We agree with the reviewer that it would be interesting to understand whether the effects we observed in the bilayer system are caused by a direct lipid-protein interaction or solely conveyed through the self-ordering of membrane molecules. Therefore, we analyzed the residue-wise solvent residence time of POPC and DDM using PyLipID (Song et al. 2022) with a dual cutoff distance of 1.2 Å and 0.8 Å (Author response image 3A). Interestingly, this analysis shows that both POPC and DDM molecules reside longest in the gap between the Nterminal part of the TMD of C83 and the N-terminal part of TMD3 of PSH (Author response image 3B, upper panel). Furthermore, POPC molecules show additional binding to several other regions (e.g. the loop between TMD7 and TMD8) (Author response image 3B, lower panel). The long residence time between C83 and TMD3 of PSH is due to the large gap into which POPC and DDM can insert, whereas this entry is blocked by the hydrophobic interaction between I31 of C83 and I242 of nicastrin in the C83-bound γ-secretase complex (Author response image 3C). Strikingly, the POPC molecule that we identified residing at the surface between TMD1, TMD5, TMD7 and TMD8 binds in a conformation similar to the ones resolved in the C83-bound and Notch1-bound γ-secretase complex structures (Author response image 3D).
The similar lipid interaction sites in PSH and PS1 are very interesting and might strengthen the hypothesis that direct lipid-enzyme interactions might influence the enzyme activity. This is an interesting starting point for future studies on the lipid-enzyme interaction but is in our opinion out of scope for our present study. Of note, previous structural investigations in different intramembrane proteases have identified lipid molecules that were bound to the respective intramembrane protease. But none of these studies revealed a functional role of the enzymelipid interaction (Ben-Shem et al. 2007, Lemieux et al. 2007, Bai et al. 2015, Yang et al. 2019, Zhou et al. 2019).
References:
Song et al. (2022) PyLipID: A python package for analysis of protein-lipid interactions from molecular dynamics simulations. J. Chem. Theory Comput., 18(2), 1188-1201.

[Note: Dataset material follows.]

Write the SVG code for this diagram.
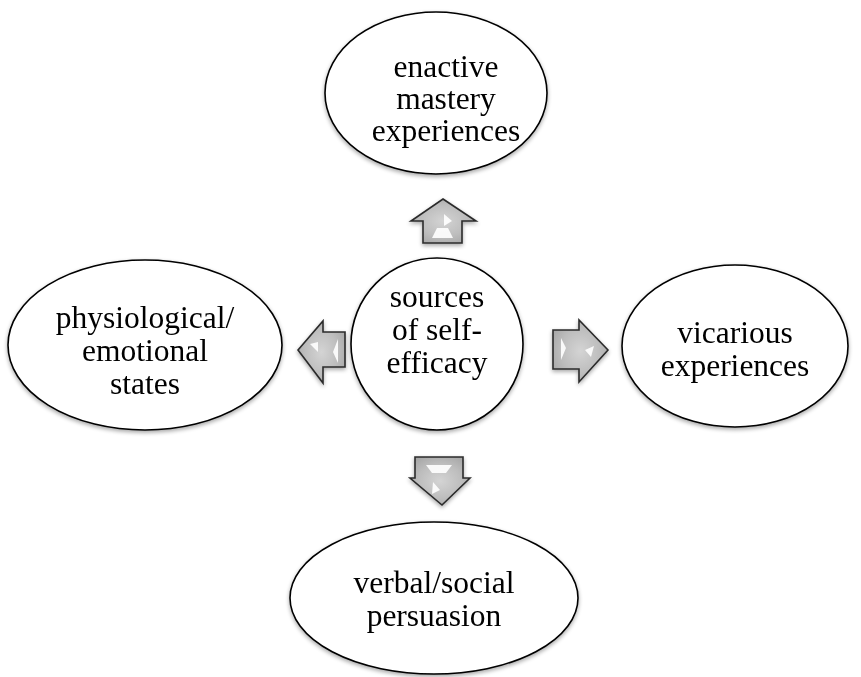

Ben-Shem et al. (2007) Structural basis for intramembrane proteolysis by rhomboid serine proteases, Proc. Natl. Acad. Sci. USA. 104(2), 462-466.
Lemieux et al. (2007) The crystal structure of the rhomboid peptidase from Haemophilus influenzae provides insight into intramembrane proteolysis, Proc. Natl. Acad. Sci. USA, 104(3), 750-754.
Bai et al. (2015) An atomic structure of human γ-secretase, Nature, 525(7568), 212-217.
Yang et al. (2019) Structural basis of Notch recognition by human γ-secretase, Nature, 565(7738), 192-197. Zhou et al., (2019) Recognition of the amyloid precursor protein by human γ-secretase, Science, 363(6428), eaaw0930.